Maman, il a quel bruit le monde ?

Luna VASSAL | Guerre, crise, conflit, misère, beauté, poésie, absurdité, mort, c’est une infime partie de tous les termes qui vous viennent à l’esprit dès lors que vous êtes mis face à ce que le regard de Luc Delahaye a à vous offrir. C’est en épiant ses clichés de haut en bas, de droite à gauche, dans les moindre détails, que le cœur s’éveille et que les ressentis fusent. 

Luc Delahaye, Soldats de l’Armée Syrienne, Alep, Novembre 2012.

C’est du 10 octobre 2025 au 4 janvier 2026 que se tient en lieu du Jeu de Paume à Paris une exposition qui retrace vingt-cinq années de travail, débutant en 2000, de Luc Delahaye, photographe de guerre français, lauréat du prix Niépce en 2002. Ses observations interviennent comme témoignage poignant d’un monde troublé, violent, turbulent, mais qui se fait l’écho d’une actualité à laquelle personne ne peut aujourd’hui échapper. 

Pensée en trois espaces, cette rétrospective interpelle par l’immensité des photographies, des vues panoramiques, à contempler de loin comme de très près, pour en dénicher le moindre détail et la plus grande exactitude. Il ne s’agit en ces termes plus de photos, mais bien de tableaux qu’il est donné à nos yeux d’observer. Avec certaines œuvres qui jouent sur le clair-obscur, tandis que d’autres sont alimentées d’un imaginaire poétique laissant place à une subjectivité certaine, il convoque notre imagination et sensibilité au travers d’une composition tout sauf hasardeuse. Il est dur d’imaginer qu’un homme se tienne derrière l’objectif tant les clichés sont immédiats, bruts, crus ; une forme de voyeurisme insinu nous fait nous questionner, mais ce  dont il s’agit est surtout d’un devoir de mémoire rendu. Qui d’autres que les photojournalistes, au péril de leur vie, pour rendre compte des atrocités vécues au-delà de nos frontières ? 

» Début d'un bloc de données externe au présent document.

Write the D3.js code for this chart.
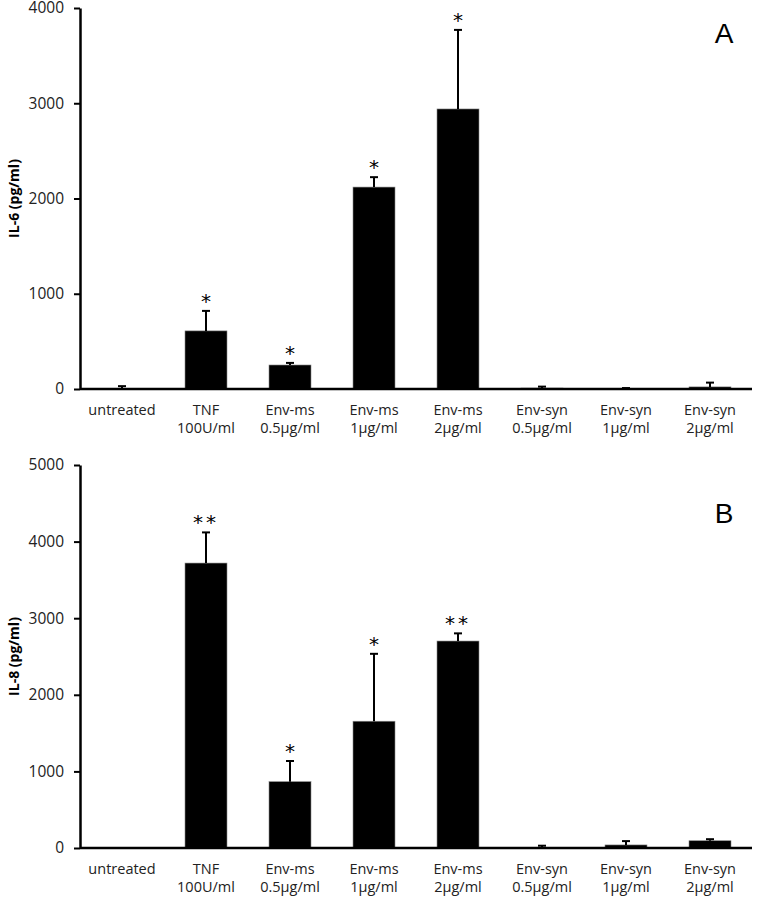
<!DOCTYPE html>
<html><head><meta charset="utf-8">
<script src="https://cdn.jsdelivr.net/npm/d3@7"></script>
<style>body{margin:0;background:#fff}</style>
</head><body>
<svg id="c" width="760" height="899"></svg>
<script>
const categories = ["untreated","TNF\n100U/ml","Env-ms\n0.5µg/ml","Env-ms\n1µg/ml","Env-ms\n2µg/ml","Env-syn\n0.5µg/ml","Env-syn\n1µg/ml","Env-syn\n2µg/ml"];
const il6Values = [5, 610, 252, 2120, 2940, 10, 4, 22];
const il6Errors = [25, 210, 22, 104, 830, 15, 6, 45];
const il6Stars  = ["", "*", "*", "*", "*", "", "", ""];
const il6Ticks  = [0, 1000, 2000, 3000, 4000];
const il8Values = [0, 3720, 866, 1655, 2702, 0, 40, 95];
const il8Errors = [0, 400, 270, 880, 100, 30, 50, 20];
const il8Stars  = ["", "**", "*", "*", "**", "", "", ""];
const il8Ticks  = [0, 1000, 2000, 3000, 4000, 5000];

const svg = d3.select("#c");
const font = "'Open Sans', 'Liberation Sans', sans-serif";

function panel(cfg){
  const g = svg.append("g");
  const x = d3.scaleBand().domain(categories).range([80, 752]).paddingInner(0.5).paddingOuter(0.25);
  const y = d3.scaleLinear().domain([0, cfg.max]).range([cfg.y0, cfg.y1]);
  g.selectAll("rect.bar").data(cfg.values).join("rect")
    .attr("x", (d,i)=>x(categories[i])).attr("width", x.bandwidth())
    .attr("y", d=>y(d)).attr("height", d=>cfg.y0 - y(d))
    .attr("fill","#000").attr("stroke","#888").attr("stroke-width",0.6);
  cfg.values.forEach((v,i)=>{
    const e = cfg.errors[i]; if(!e) return;
    const cx = x(categories[i]) + x.bandwidth()/2;
    g.append("line").attr("x1",cx).attr("x2",cx).attr("y1",y(v)).attr("y2",y(v+e)).attr("stroke","#000").attr("stroke-width",2);
    g.append("line").attr("x1",cx-4).attr("x2",cx+4).attr("y1",y(v+e)).attr("y2",y(v+e)).attr("stroke","#000").attr("stroke-width",2);
  });
  cfg.stars.forEach((s,i)=>{
    if(!s) return;
    const cx = x(categories[i]) + x.bandwidth()/2;
    g.append("text").attr("x",cx).attr("y",y(cfg.values[i]+cfg.errors[i]) - 3)
      .attr("text-anchor","middle").attr("font-family","'DejaVu Sans', sans-serif").attr("font-size",20)
      .attr("fill","#000").attr("letter-spacing", s.length>1 ? 3 : 0).text(s);
  });
  const ya = g.append("g").attr("transform","translate(80,0)")
    .call(d3.axisLeft(y).tickValues(cfg.ticks).tickSize(6).tickSizeOuter(0).tickFormat(d3.format("d")));
  ya.select(".domain").attr("stroke-width",2.5);
  ya.selectAll(".tick line").attr("stroke-width",2);
  ya.selectAll("text").attr("font-family",font).attr("font-size",15.5).attr("fill","#222").attr("x",-16);
  g.append("line").attr("x1",80).attr("x2",752).attr("y1",cfg.y0).attr("y2",cfg.y0).attr("stroke","#000").attr("stroke-width",2.5);
  categories.forEach(c=>{
    const cx = x(c) + x.bandwidth()/2;
    const t = g.append("text").attr("text-anchor","middle").attr("font-family",font).attr("font-size",14.5).attr("fill","#222");
    c.split("\n").forEach((line,k)=>{
      t.append("tspan").attr("x",cx).attr("y",cfg.y0 + 26 + k*18).text(line);
    });
  });
  g.append("text").attr("transform",`translate(19,${(cfg.y0+cfg.y1)/2}) rotate(-90)`)
    .attr("text-anchor","middle").attr("font-family",font).attr("font-weight","bold").attr("font-size",14).text(cfg.title);
  g.append("text").attr("x",724).attr("y",cfg.letterY).attr("text-anchor","middle")
    .attr("font-family","'Liberation Sans', Arial, sans-serif").attr("font-size",28).text(cfg.letter);
}

panel({values: il6Values, errors: il6Errors, stars: il6Stars, ticks: il6Ticks, max: 4000, y0: 389, y1: 8, title: "IL-6 (pg/ml)", letter: "A", letterY: 43});
panel({values: il8Values, errors: il8Errors, stars: il8Stars, ticks: il8Ticks, max: 5000, y0: 848, y1: 465, title: "IL-8 (pg/ml)", letter: "B", letterY: 523});
</script>
</body></html>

Entre photographies prises sur le vif, mises en scène ou encore compositions sur ordinateurs à partir de plusieurs clichés, il s’agit toujours de restituer la trace d’une présence, d’un bruit du monde, d’un réel vécu. C’est dans ce contexte qu’on en vient à imaginer ce que pouvait bien être la bande sonore du moment capturé, de l’instant d’une intensité géopolitique et commerciale qui transpire à travers le cadre, jusqu’à une scène morbide où apparaît sans fioriture la cessation de vie. Âmes sensibles s’abstenir, mais il est plus que jamais temps de prendre part aux mouvements de ceux qui choisissent de comprendre, d’admettre, de lutter, de dire adieu à ces œillères qui ternissent l’esprit et favorisent la répétition d’une histoire sinistre. 

En alliant photojournalisme et art contemporain, en transformant le document brute en construction artistique, Luc Delahaye, à travers l’Afghanistan, la Russie, la Palestine, la Serbie, l’Indonésie, la France, les Etats-Unis, la Syrie, l’Irak, le Rwanda, ou encore le Royaume-Uni, nous offre avec des visuels ce que la réalité rend ineffable tant elle est dénuée de sens. Je vous invite ainsi, si ce n’est pas déjà fait, à plonger au cœur de cette exposition avec un œil ouvert et un esprit  attentif. N’oubliez pas de prendre le temps, d’apprécier, de contempler, en espérant qu’un jour, tous ensemble,  nous pourrons observer ces paysages changer, fleurir, s’apaiser.